Your copy of the material must match it exactly, except that pictures are dropped.

+ + + +

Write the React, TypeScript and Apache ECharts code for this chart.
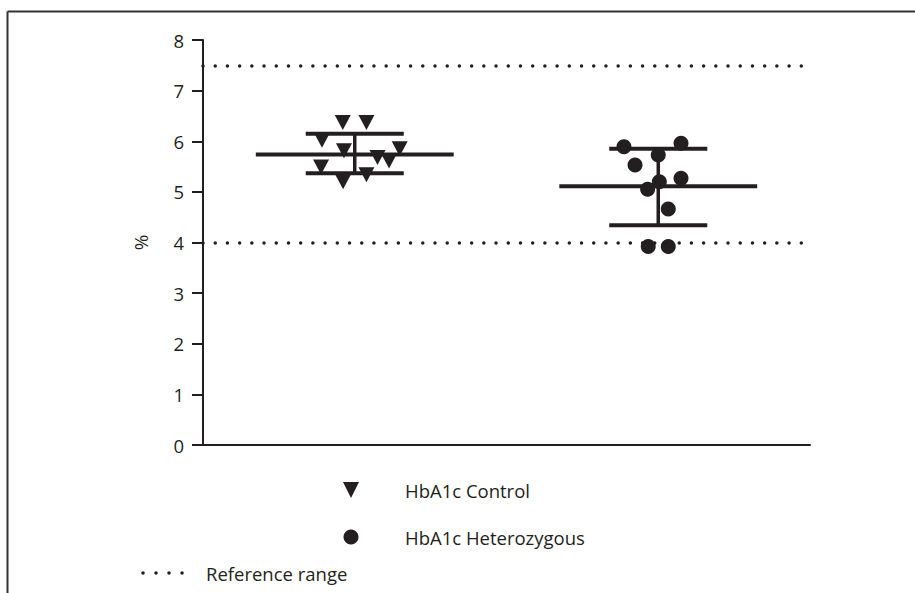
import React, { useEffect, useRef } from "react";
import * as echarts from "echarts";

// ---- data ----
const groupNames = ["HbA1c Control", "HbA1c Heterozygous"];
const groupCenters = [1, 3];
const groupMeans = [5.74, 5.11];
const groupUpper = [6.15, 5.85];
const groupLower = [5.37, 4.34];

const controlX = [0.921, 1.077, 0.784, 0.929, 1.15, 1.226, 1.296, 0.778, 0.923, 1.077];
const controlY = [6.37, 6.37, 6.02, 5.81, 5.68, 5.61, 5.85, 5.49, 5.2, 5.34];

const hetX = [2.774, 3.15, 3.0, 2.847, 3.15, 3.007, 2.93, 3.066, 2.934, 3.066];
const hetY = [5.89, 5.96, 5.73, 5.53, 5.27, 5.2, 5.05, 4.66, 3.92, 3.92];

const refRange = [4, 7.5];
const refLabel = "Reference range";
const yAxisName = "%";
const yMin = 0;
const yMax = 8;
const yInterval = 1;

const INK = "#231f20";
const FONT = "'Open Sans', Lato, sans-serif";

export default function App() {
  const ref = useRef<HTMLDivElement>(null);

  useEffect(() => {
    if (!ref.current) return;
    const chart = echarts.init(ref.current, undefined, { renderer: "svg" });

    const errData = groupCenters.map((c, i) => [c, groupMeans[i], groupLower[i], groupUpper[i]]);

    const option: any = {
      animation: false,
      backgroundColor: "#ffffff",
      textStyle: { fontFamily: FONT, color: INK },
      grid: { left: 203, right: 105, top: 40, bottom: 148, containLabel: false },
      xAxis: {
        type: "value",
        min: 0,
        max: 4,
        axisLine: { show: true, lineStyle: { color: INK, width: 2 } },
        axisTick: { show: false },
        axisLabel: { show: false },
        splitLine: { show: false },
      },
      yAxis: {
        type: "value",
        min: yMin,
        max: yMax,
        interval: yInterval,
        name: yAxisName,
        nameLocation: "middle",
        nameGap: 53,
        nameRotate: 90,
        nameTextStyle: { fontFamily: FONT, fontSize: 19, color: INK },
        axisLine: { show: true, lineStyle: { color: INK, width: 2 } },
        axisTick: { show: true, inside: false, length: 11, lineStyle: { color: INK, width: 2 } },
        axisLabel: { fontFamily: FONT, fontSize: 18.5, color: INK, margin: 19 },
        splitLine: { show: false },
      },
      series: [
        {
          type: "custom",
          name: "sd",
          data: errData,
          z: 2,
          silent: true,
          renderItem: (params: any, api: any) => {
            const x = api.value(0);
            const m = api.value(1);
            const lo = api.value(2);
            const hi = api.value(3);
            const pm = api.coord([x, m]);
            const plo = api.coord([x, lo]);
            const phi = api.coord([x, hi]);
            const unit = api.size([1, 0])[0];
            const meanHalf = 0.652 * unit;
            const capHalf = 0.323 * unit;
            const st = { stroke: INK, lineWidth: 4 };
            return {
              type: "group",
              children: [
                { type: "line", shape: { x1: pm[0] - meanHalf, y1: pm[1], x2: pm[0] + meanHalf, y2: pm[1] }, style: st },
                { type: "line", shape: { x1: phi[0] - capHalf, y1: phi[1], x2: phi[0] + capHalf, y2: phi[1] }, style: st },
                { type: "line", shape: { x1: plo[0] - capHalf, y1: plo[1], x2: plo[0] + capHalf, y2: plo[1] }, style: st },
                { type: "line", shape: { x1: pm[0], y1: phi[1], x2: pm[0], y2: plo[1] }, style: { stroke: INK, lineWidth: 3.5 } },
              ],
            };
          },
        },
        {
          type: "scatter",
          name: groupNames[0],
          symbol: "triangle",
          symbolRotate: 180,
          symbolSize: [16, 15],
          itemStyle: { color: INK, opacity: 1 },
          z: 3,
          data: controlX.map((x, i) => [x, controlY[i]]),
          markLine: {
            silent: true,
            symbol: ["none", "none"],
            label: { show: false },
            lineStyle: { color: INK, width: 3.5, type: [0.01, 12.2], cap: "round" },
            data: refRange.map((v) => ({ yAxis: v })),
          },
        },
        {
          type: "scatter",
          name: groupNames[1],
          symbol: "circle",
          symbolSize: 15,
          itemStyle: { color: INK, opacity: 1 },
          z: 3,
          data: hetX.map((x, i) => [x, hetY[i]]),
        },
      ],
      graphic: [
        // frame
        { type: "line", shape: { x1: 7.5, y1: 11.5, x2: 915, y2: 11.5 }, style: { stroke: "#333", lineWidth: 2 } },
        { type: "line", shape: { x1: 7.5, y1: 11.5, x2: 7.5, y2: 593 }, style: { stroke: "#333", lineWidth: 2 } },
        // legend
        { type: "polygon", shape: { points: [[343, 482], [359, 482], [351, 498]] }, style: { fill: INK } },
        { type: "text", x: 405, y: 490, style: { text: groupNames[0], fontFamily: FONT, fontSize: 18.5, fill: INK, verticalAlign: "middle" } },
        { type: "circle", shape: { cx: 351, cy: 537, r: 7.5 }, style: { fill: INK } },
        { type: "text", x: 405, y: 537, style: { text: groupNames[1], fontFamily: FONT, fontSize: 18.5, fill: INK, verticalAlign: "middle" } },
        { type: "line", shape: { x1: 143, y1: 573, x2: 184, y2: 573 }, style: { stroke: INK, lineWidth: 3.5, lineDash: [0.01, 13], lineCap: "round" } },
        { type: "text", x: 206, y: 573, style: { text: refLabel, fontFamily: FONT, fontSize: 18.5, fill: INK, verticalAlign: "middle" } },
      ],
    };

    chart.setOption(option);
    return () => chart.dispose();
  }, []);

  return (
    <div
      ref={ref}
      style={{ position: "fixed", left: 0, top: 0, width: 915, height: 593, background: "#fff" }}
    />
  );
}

+ + + +

▶ EXERCISE RESPONSE:
Write the React, TypeScript and Apache ECharts code for this chart.
import React, { useEffect, useRef } from "react";
import * as echarts from "echarts";

// ---- data ----
const groupNames = ["HbA1c Control", "HbA1c Heterozygous"];
const groupCenters = [1, 3];
const groupMeans = [5.74, 5.11];
const groupUpper = [6.15, 5.85];
const groupLower = [5.37, 4.34];

const controlX = [0.921, 1.077, 0.784, 0.929, 1.15, 1.226, 1.296, 0.778, 0.923, 1.077];
const controlY = [6.37, 6.37, 6.02, 5.81, 5.68, 5.61, 5.85, 5.49, 5.2, 5.34];

const hetX = [2.774, 3.15, 3.0, 2.847, 3.15, 3.007, 2.93, 3.066, 2.934, 3.066];
const hetY = [5.89, 5.96, 5.73, 5.53, 5.27, 5.2, 5.05, 4.66, 3.92, 3.92];

const refRange = [4, 7.5];
const refLabel = "Reference range";
const yAxisName = "%";
const yMin = 0;
const yMax = 8;
const yInterval = 1;

const INK = "#231f20";
const FONT = "'Open Sans', Lato, sans-serif";

export default function App() {
  const ref = useRef<HTMLDivElement>(null);

  useEffect(() => {
    if (!ref.current) return;
    const chart = echarts.init(ref.current, undefined, { renderer: "svg" });

    const errData = groupCenters.map((c, i) => [c, groupMeans[i], groupLower[i], groupUpper[i]]);

    const option: any = {
      animation: false,
      backgroundColor: "#ffffff",
      textStyle: { fontFamily: FONT, color: INK },
      grid: { left: 203, right: 105, top: 40, bottom: 148, containLabel: false },
      xAxis: {
        type: "value",
        min: 0,
        max: 4,
        axisLine: { show: true, lineStyle: { color: INK, width: 2 } },
        axisTick: { show: false },
        axisLabel: { show: false },
        splitLine: { show: false },
      },
      yAxis: {
        type: "value",
        min: yMin,
        max: yMax,
        interval: yInterval,
        name: yAxisName,
        nameLocation: "middle",
        nameGap: 53,
        nameRotate: 90,
        nameTextStyle: { fontFamily: FONT, fontSize: 19, color: INK },
        axisLine: { show: true, lineStyle: { color: INK, width: 2 } },
        axisTick: { show: true, inside: false, length: 11, lineStyle: { color: INK, width: 2 } },
        axisLabel: { fontFamily: FONT, fontSize: 18.5, color: INK, margin: 19 },
        splitLine: { show: false },
      },
      series: [
        {
          type: "custom",
          name: "sd",
          data: errData,
          z: 2,
          silent: true,
          renderItem: (params: any, api: any) => {
            const x = api.value(0);
            const m = api.value(1);
            const lo = api.value(2);
            const hi = api.value(3);
            const pm = api.coord([x, m]);
            const plo = api.coord([x, lo]);
            const phi = api.coord([x, hi]);
            const unit = api.size([1, 0])[0];
            const meanHalf = 0.652 * unit;
            const capHalf = 0.323 * unit;
            const st = { stroke: INK, lineWidth: 4 };
            return {
              type: "group",
              children: [
                { type: "line", shape: { x1: pm[0] - meanHalf, y1: pm[1], x2: pm[0] + meanHalf, y2: pm[1] }, style: st },
                { type: "line", shape: { x1: phi[0] - capHalf, y1: phi[1], x2: phi[0] + capHalf, y2: phi[1] }, style: st },
                { type: "line", shape: { x1: plo[0] - capHalf, y1: plo[1], x2: plo[0] + capHalf, y2: plo[1] }, style: st },
                { type: "line", shape: { x1: pm[0], y1: phi[1], x2: pm[0], y2: plo[1] }, style: { stroke: INK, lineWidth: 3.5 } },
              ],
            };
          },
        },
        {
          type: "scatter",
          name: groupNames[0],
          symbol: "triangle",
          symbolRotate: 180,
          symbolSize: [16, 15],
          itemStyle: { color: INK, opacity: 1 },
          z: 3,
          data: controlX.map((x, i) => [x, controlY[i]]),
          markLine: {
            silent: true,
            symbol: ["none", "none"],
            label: { show: false },
            lineStyle: { color: INK, width: 3.5, type: [0.01, 12.2], cap: "round" },
            data: refRange.map((v) => ({ yAxis: v })),
          },
        },
        {
          type: "scatter",
          name: groupNames[1],
          symbol: "circle",
          symbolSize: 15,
          itemStyle: { color: INK, opacity: 1 },
          z: 3,
          data: hetX.map((x, i) => [x, hetY[i]]),
        },
      ],
      graphic: [
        // frame
        { type: "line", shape: { x1: 7.5, y1: 11.5, x2: 915, y2: 11.5 }, style: { stroke: "#333", lineWidth: 2 } },
        { type: "line", shape: { x1: 7.5, y1: 11.5, x2: 7.5, y2: 593 }, style: { stroke: "#333", lineWidth: 2 } },
        // legend
        { type: "polygon", shape: { points: [[343, 482], [359, 482], [351, 498]] }, style: { fill: INK } },
        { type: "text", x: 405, y: 490, style: { text: groupNames[0], fontFamily: FONT, fontSize: 18.5, fill: INK, verticalAlign: "middle" } },
        { type: "circle", shape: { cx: 351, cy: 537, r: 7.5 }, style: { fill: INK } },
        { type: "text", x: 405, y: 537, style: { text: groupNames[1], fontFamily: FONT, fontSize: 18.5, fill: INK, verticalAlign: "middle" } },
        { type: "line", shape: { x1: 143, y1: 573, x2: 184, y2: 573 }, style: { stroke: INK, lineWidth: 3.5, lineDash: [0.01, 13], lineCap: "round" } },
        { type: "text", x: 206, y: 573, style: { text: refLabel, fontFamily: FONT, fontSize: 18.5, fill: INK, verticalAlign: "middle" } },
      ],
    };

    chart.setOption(option);
    return () => chart.dispose();
  }, []);

  return (
    <div
      ref={ref}
      style={{ position: "fixed", left: 0, top: 0, width: 915, height: 593, background: "#fff" }}
    />
  );
}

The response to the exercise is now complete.